Although Baird said that it was difficult to gauge public opinion in the notoriously closed-off country, his own experience living in Laos made him sceptical of the monarchy’s enduring support among the people.

“I lived there for many years and did not hear much,” he said. “If any [monarchist feeling] does exist, it would be with older people.”

The existence of rival royal houses to the Luang Prabang family – the Champassak royals from the nation’s south and the Phouan royals from Xieng Khouang – also complicates matters, making it difficult to unite a diaspora already split by sharp ethnic divides between the lowland Lao people and the northern Hmong.

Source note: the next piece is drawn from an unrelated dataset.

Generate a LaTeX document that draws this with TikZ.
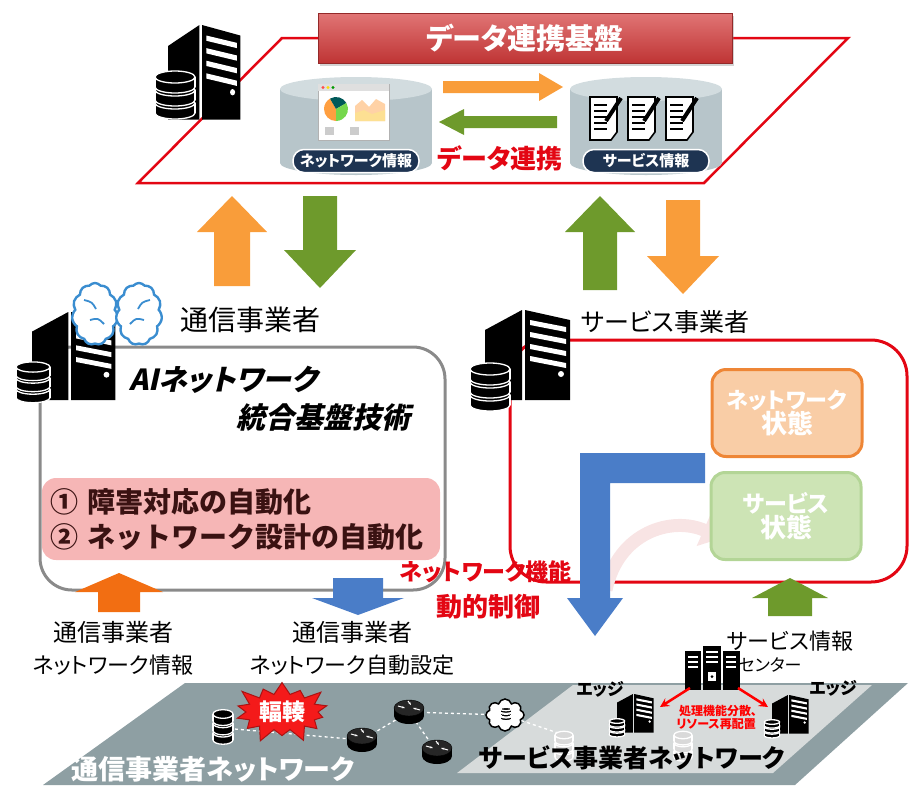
\documentclass[tikz,border=0pt]{standalone}
\usepackage{fontspec}
\newfontfamily\jp{Noto Sans CJK JP}[RawFeature=+palt]
\newfontfamily\jpfull{Noto Sans CJK JP}
\newfontfamily\jpslant{Noto Sans CJK JP}[RawFeature=+palt, FakeSlant=0.22]
\usetikzlibrary{shapes.symbols, arrows.meta, shadows}

\definecolor{linkred}{HTML}{E30613}
\definecolor{barred}{HTML}{D43A3A}
\definecolor{dbgray}{HTML}{B7C5CA}
\definecolor{dbtop}{HTML}{D2DCDF}
\definecolor{navy}{HTML}{1E3452}
\definecolor{syncorange}{HTML}{F99D3A}
\definecolor{syncgreen}{HTML}{6E9A2C}
\definecolor{infoorange}{HTML}{F26E12}
\definecolor{ctrlblue}{HTML}{4A7DC8}
\definecolor{boxgray}{HTML}{8A8A8A}
\definecolor{taskpink}{HTML}{F6B6B6}
\definecolor{taskink}{HTML}{3A1212}
\definecolor{brainblue}{HTML}{3A8DD0}
\definecolor{stateor}{HTML}{EE8636}
\definecolor{stateorfill}{HTML}{F9CDA6}
\definecolor{stategr}{HTML}{B3D596}
\definecolor{stategrfill}{HTML}{CDE4B5}
\definecolor{netdark}{HTML}{8E9FA3}
\definecolor{netlight}{HTML}{D7DBDB}
\definecolor{burst}{HTML}{F41A1A}
\definecolor{haze}{HTML}{F8E4E4}

\tikzset{
  pics/fatarrow/.style args={#1/#2/#3/#4}{code={
    \fill (0,-#2) -- ({#1-#4},-#2) -- ({#1-#4},-#3) -- (#1,0) -- ({#1-#4},#3) -- ({#1-#4},#2) -- (0,#2) -- cycle;
  }},
  pics/tower/.style={code={
    \fill (0,20) -- (37,0) -- (37,90) -- (0,90) -- cycle;
    \fill (40,0) -- (85,10) -- (85,90) -- (40,90) -- cycle;
    \foreach \s in {10,22,34,46}
      \fill[white] (45,\s) -- (81,\s+7) -- (81,\s+12) -- (45,\s+5) -- cycle;
    \fill[white] (76,64) circle [radius=3];
  }},
  pics/dbstack/.style={code={
    \foreach \t in {26,13,0} {
      \filldraw[fill=#1, draw=white, line width=1.3] (0,\t+10) ellipse [x radius=20, y radius=6];
      \fill[#1] (-20,\t) rectangle (20,\t+10);
      \draw[white, line width=1.3] (-20,\t) -- (-20,\t+10) (20,\t) -- (20,\t+10);
      \filldraw[fill=#1, draw=white, line width=1.3] (0,\t) ellipse [x radius=20, y radius=6];
    }
  }},
  pics/dbstack/.default=black,
  pics/memo/.style={code={
    \filldraw[fill=white, draw=black, line width=1.6] (0,0) -- (27,0) -- (27,35) -- (21,43) -- (0,43) -- cycle;
    \foreach \l in {8,14,20,26,32} \draw[line width=2.2] (4,\l) -- (17,\l);
    \draw[line width=4] (16,24) -- (31,1);
  }},
  pics/router/.style={code={
    \fill (0,4) ellipse [x radius=15, y radius=8];
    \fill (-15,-4) rectangle (15,4);
    \filldraw[fill=black!85, draw=black] (0,-4) ellipse [x radius=15, y radius=8];
    \draw[white, line width=1, -{Stealth[length=3pt]}] (-11,-6) -- (-4,-4);
    \draw[white, line width=1, -{Stealth[length=3pt]}] (11,-2) -- (4,-4);
    \draw[white, line width=1, -{Stealth[length=3pt]}] (-1,-11) -- (2,-7);
  }}
}

\begin{document}
\begin{tikzpicture}[x=1pt, y=-1pt, font=\jp,
    titlebar/.style={draw=barred!70!black, line width=1pt, top color=barred!70!white, bottom color=barred!90!black,
      minimum width=414pt, minimum height=50pt, text=white, font=\jp\bfseries\fontsize{29}{31}\selectfont,
      drop shadow={opacity=0.35, shadow xshift=2pt, shadow yshift=-3pt}},
    pill/.style={fill=navy, draw=white, line width=1.5pt, rounded corners=11pt, minimum width=126pt, minimum height=23pt,
      inner sep=0pt, text=white, font=\jp\bfseries\fontsize{15}{17}\selectfont},
    statebox/.style={rounded corners=14pt, line width=3pt, minimum width=150pt, minimum height=87pt, align=center,
      text=white, font=\jp\bfseries},
    brainhalf/.style={cloud, cloud puffs=11, cloud puff arc=100, aspect=0.75, draw=brainblue, line width=2.4pt,
      fill=white, minimum width=46pt, minimum height=62pt},
    netlink/.style={white, dashed, line width=1.3pt},
    redarr/.style={red, line width=2.5pt, -{Stealth[length=9pt, width=9pt]}}]
\useasboundingbox (0,0) rectangle (910,785);

% data platform
\draw[linkred, line width=2.5pt] (138,183) -- (282,38) -- (848,38) -- (704,183) -- cycle;
\node (platform) at (525,38) [titlebar] {データ連携基盤};
\foreach \cx in {356,646} {
  \fill[dbgray] (\cx,163) ellipse [x radius=76, y radius=12];
  \fill[dbgray] (\cx-76,89) rectangle (\cx+76,163);
  \fill[dbtop] (\cx,89) ellipse [x radius=76, y radius=12];
}
\filldraw[fill=white, draw=gray!60] (318,84) rectangle (389,140);
\fill[gray!25] (318,84) rectangle (389,91);
\fill[red!70] (323,87.5) circle [radius=1.6];
\fill[yellow!80!orange] (328,87.5) circle [radius=1.6];
\fill[green!60!black] (333,87.5) circle [radius=1.6];
\fill[orange!75] (336,109) -- +(90:12) arc [start angle=90, end angle=240, radius=12] -- cycle;
\fill[teal!70!black] (336,109) -- +(240:12) arc [start angle=240, end angle=330, radius=12] -- cycle;
\fill[green!55!olive!70] (336,109) -- +(330:12) arc [start angle=330, end angle=450, radius=12] -- cycle;
\fill[orange!35] (355,121) -- (355,106) -- (362,100) -- (369,107) -- (376,99) -- (385,104) -- (385,121) -- cycle;
\fill[yellow!45!orange!40] (355,121) -- (355,113) -- (364,110) -- (372,114) -- (385,110) -- (385,121) -- cycle;
\fill[gray!40] (325,127) rectangle (334,135);
\fill[gray!40] (350,127) rectangle (359,135);
\foreach \dx in {590,628,666} \pic at (\dx,97) {memo};
\node (netinfo) at (356,161) [pill] {ネットワーク情報};
\node (svcinfo) at (646,161) [pill] {サービス情報};
\pic[fill=syncorange] at (443,87) {fatarrow=120/6/14/24};
\pic[fill=syncgreen, rotate=180] at (557,122) {fatarrow=118/6/13/25};
\node (sync) at (500,158) [text=linkred, font=\jp\bfseries\fontsize{26}{28}\selectfont] {データ連携};
\pic[xscale=0.85, yscale=1.05] at (168,25) {tower};
\pic at (175,77) {dbstack};

\pic[fill=syncorange, rotate=90] at (232,286) {fatarrow=90/18/35/36};
\pic[fill=syncgreen, rotate=-90] at (320,196) {fatarrow=92/17/36/38};
\pic[fill=syncgreen, rotate=90] at (600,290) {fatarrow=94/17/35/36};
\pic[fill=syncorange, rotate=-90] at (683,200) {fatarrow=94/17/36/38};

% telecom operator
\node (aibox) at (242.5,468.5) [draw=boxgray, line width=3pt, rounded corners=32pt, minimum width=405pt, minimum height=243pt] {};
\node (tasks) at (241,519) [fill=taskpink, rounded corners=14pt, minimum width=398pt, minimum height=82pt, text width=382pt,
  align=left, inner sep=0pt, text=taskink, font=\jpfull\bfseries\fontsize{28}{35}\selectfont]
  {① 障害対応の自動化\\② ネットワーク設計の自動化};
\node (ainame) at (223,380) [font=\jpslant\bfseries\fontsize{29}{31}\selectfont] {AIネットワーク};
\node (ainame2) at (323,418) [font=\jpslant\bfseries\fontsize{29}{31}\selectfont] {統合基盤技術};
\pic[scale=0.98] at (32,312) {tower};
\pic[scale=0.85] at (33,367) {dbstack};
\node (brainL) at (95,314) [brainhalf] {};
\node (brainR) at (139,314) [brainhalf] {};
\draw[brainblue, line width=1.8pt] (84,300) .. controls (92,302) .. (96,309) (90,320) .. controls (98,318) .. (104,324)
  (150,300) .. controls (142,302) .. (138,309) (144,320) .. controls (136,318) .. (130,324);
\node (telco) at (250,320) [font=\jp\fontsize{28}{30}\selectfont] {通信事業者};

% service provider
\node (svcbox) at (708.5,461) [draw=linkred, line width=3pt, rounded corners=36pt, minimum width=397pt, minimum height=242pt] {};
\draw[haze, line width=13pt, -{Triangle[length=20pt, width=34pt]}] (606,590) .. controls (618,532) and (672,516) .. (722,538);
\node (netstate) at (787,413) [statebox, draw=stateor, fill=stateorfill]
  {\fontsize{22}{28}\selectfont ネットワーク\\\fontsize{26}{30}\selectfont 状態};
\node (svcstate) at (786,516) [statebox, draw=stategr, fill=stategrfill]
  {\fontsize{23}{28}\selectfont サービス\\\fontsize{26}{30}\selectfont 状態};
\fill[ctrlblue] (705,453) -- (580,453) -- (580,598) -- (567,598) -- (595,636) -- (623,598) -- (610,598)
  -- (610,483) -- (705,483) -- cycle;
\node (ctrl) at (486,572) [text=linkred, font=\jp\bfseries\fontsize{23}{25}\selectfont] {ネットワーク機能};
\node (ctrl2) at (488,607) [text=linkred, font=\jp\bfseries\fontsize{26}{28}\selectfont] {動的制御};
\pic at (485,310) {tower};
\pic at (490,369) {dbstack};
\node (svcop) at (665,322) [font=\jp\fontsize{25}{27}\selectfont] {サービス事業者};
\pic[fill=syncgreen, rotate=90] at (790,616) {fatarrow=38/22/38/20};

\pic[fill=infoorange, rotate=90] at (119,612) {fatarrow=39/21/44/19};
\pic[fill=ctrlblue, rotate=-90] at (358,578) {fatarrow=37/25/46/17};
\node (nwinfo1) at (113,632) [font=\jp\fontsize{24}{26}\selectfont] {通信事業者};
\node (nwinfo2) at (113,665) [font=\jp\fontsize{22}{24}\selectfont] {ネットワーク情報};
\node (nwset1) at (352,632) [font=\jp\fontsize{24}{26}\selectfont] {通信事業者};
\node (nwset2) at (352,665) [font=\jp\fontsize{22}{24}\selectfont] {ネットワーク自動設定};

% networks
\fill[netdark] (185,683) -- (908,683) -- (795,785) -- (43,785) -- cycle;
\fill[netlight] (573,685) -- (872,685) -- (773,773) -- (457,773) -- cycle;
\coordinate (bdb) at (223,728);
\coordinate (r1) at (362,740);
\coordinate (r2) at (409,712);
\coordinate (r3) at (437,752);
\coordinate (ldb1) at (564,735);
\coordinate (ldb2) at (683,735);
\node (cloudnet) at (505,715) [cloud, cloud puffs=8, draw, line width=1.5pt, fill=white, minimum width=38pt, minimum height=32pt] {};
\draw[netlink] (bdb) -- (r1);
\draw[netlink] (r1) -- (r2);
\draw[netlink] (r2) -- (r3);
\draw[netlink] (r2) -- (cloudnet);
\draw[netlink] (cloudnet) -- (ldb1);
\pic[scale=0.28] at (506,709) {dbstack};
\pic[xscale=0.5, yscale=0.72] at (223,714) {dbstack};
\pic[xscale=0.45, yscale=0.62] at (ldb1) {dbstack=gray!30};
\pic[xscale=0.45, yscale=0.62] at (ldb2) {dbstack=gray!30};
\pic at (r1) {router};
\pic at (r2) {router};
\pic at (r3) {router};
\node (jam) at (282,712) [starburst, starburst points=14, starburst point height=16pt, fill=burst, draw=burst!70!black,
  line width=1pt, minimum width=104pt, minimum height=68pt, inner sep=0pt, text=white,
  font=\jp\bfseries\fontsize{23}{25}\selectfont] {輻輳};

\pic[scale=0.43] at (617,694) {tower};
\pic[scale=0.38] at (617,721) {dbstack};
\pic[scale=0.43] at (772,695) {tower};
\pic[scale=0.38] at (772,722) {dbstack};
\node (edge1) at (600,689) [font=\jp\bfseries\fontsize{17}{19}\selectfont] {エッジ};
\node (edge2) at (833,688) [font=\jp\bfseries\fontsize{17}{19}\selectfont] {エッジ};
\fill (685,651) rectangle (701,690);
\fill (703,646) rectangle (721,690);
\fill (723,651) rectangle (740,690);
\foreach \x in {688,726} \foreach \y in {656,661,666} \fill[white] (\x,\y) rectangle (\x+10,\y+2.2);
\foreach \y in {651,656,661} \fill[white] (706,\y) rectangle (718,\y+2.2);
\fill[white] (708,672) rectangle (716,681);
\fill (712,676.5) circle [radius=1.5];
\node (center1) at (790,641) [font=\jp\fontsize{22}{24}\selectfont] {サービス情報};
\node (center2) at (770,665) [font=\jp\fontsize{17}{19}\selectfont] {センター};
\coordinate (dcL) at (690,688);
\coordinate (edgeL) at (660,707);
\coordinate (dcR) at (738,688);
\coordinate (edgeR) at (768,707);
\draw[redarr] (dcL) -- (edgeL);
\draw[redarr] (dcR) -- (edgeR);
\node (move1) at (718,711) [text=red, font=\jp\bfseries\fontsize{12}{13}\selectfont] {処理機能分散、};
\node (move2) at (716,724) [text=red, font=\jp\bfseries\fontsize{12}{13}\selectfont] {リソース再配置};
\node (telconet) at (213,769) [text=white, font=\jp\bfseries\fontsize{27}{29}\selectfont] {通信事業者ネットワーク};
\node (svcnet) at (632,758) [font=\jp\bfseries\fontsize{25}{27}\selectfont] {サービス事業者ネットワーク};
\end{tikzpicture}
\end{document}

Savang Vatthana entertaining in Paris in 1966. The monarch died in a re-education camp after the communist Pathet Lao seized power in 1975 / AFP

Perhaps more so than their love of the Lao monarchy, the people who fled their war-ravaged nation remain linked by an iron conviction that the present-day Lao government is no government at all, but a puppet regime installed by the Vietnamese to extend the nation’s influence over the states that once comprised French Indochina.

“Most of the founding fathers of the Lao Communist Party were either Vietnamese, ethnic Vietnamese or married to a Vietnamese,” Rattanakhom said. “Due to internet access, the Lao youths and the ones living in Thailand are starting to know the truth about the role of the monarchy and their historical place in Lao society.”

According to Baird, though, the desire for democracy among a new generation of Laotian youth does not rely on the royal seal of approval as it did with their parents.

“The newer generation is not nearly as interested as the older generation,” he said. “[The royal family] is likely to languish and die away, at least to some extent.”

But for self-declared prime-minister-in-exile Sisavatdy, the vision of a Lao king once again seated on the ancient throne in Luang Prabang is one that continues to give him hope for the nation’s future.

“Fulfilling the dream of the Lao people is the sole purpose of my life,” he told the Diplomat. “My own identity and dignity are bound to this quest. Someday soon we shall have our monarchy back.”